As with so many posts throughout the government, a career government official is filling the role of assistant secretary for environmental management in an “acting” capacity. But Alvarez suggested a Senate-confirmed assistant secretary who be better positioned to make the case to the White House or Congress for more funds to deal with the Hanford site.

“We’re spending $ 2 billion a year at that site, and it definitely deserves some serious adult supervision at headquarters,” he said.

Bush and Obama had already moved to fill this Energy Department post by this time in their respective administrations, and Obama’s nominee, Ines Triay, had already been confirmed by the Senate.

It’s important to note that for some key science posts, Trump or his administration may also have installed a person in an acting or other capacity, without formally naming that individual as the nominee or submitting a nomination to the Senate for confirmation. Or, a likely nominee may have been named in the press. Still, those appointments wouldn’t be counted here.

In addition to how he has been advised on climate change, another major concern is that the Trump administration has proposed a federal budget that cuts deeply into science related funding, even as administrators of many key research-focused offices have not yet been named, much less Senate-confirmed.

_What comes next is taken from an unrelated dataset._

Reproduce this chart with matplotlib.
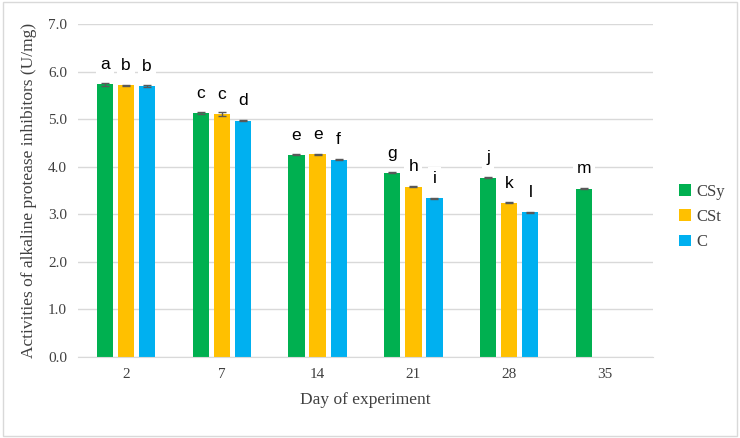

For instance, Trump has not named an assistant secretary for research and development at the Environmental Protection Agency, the official who heads that agency’s research arm, the Office of Research and Development. And yet nonetheless, the administration is seeking extremely deep cuts in the EPA’s scientific research programs. Air and Energy research would be cut under the budget from $ 91.7 million in 2017 down to just $ 30.6 million in 2018, or more than 66 percent.

Obama formally nominated the chemist Paul Anastas to this post on May 21 of 2009.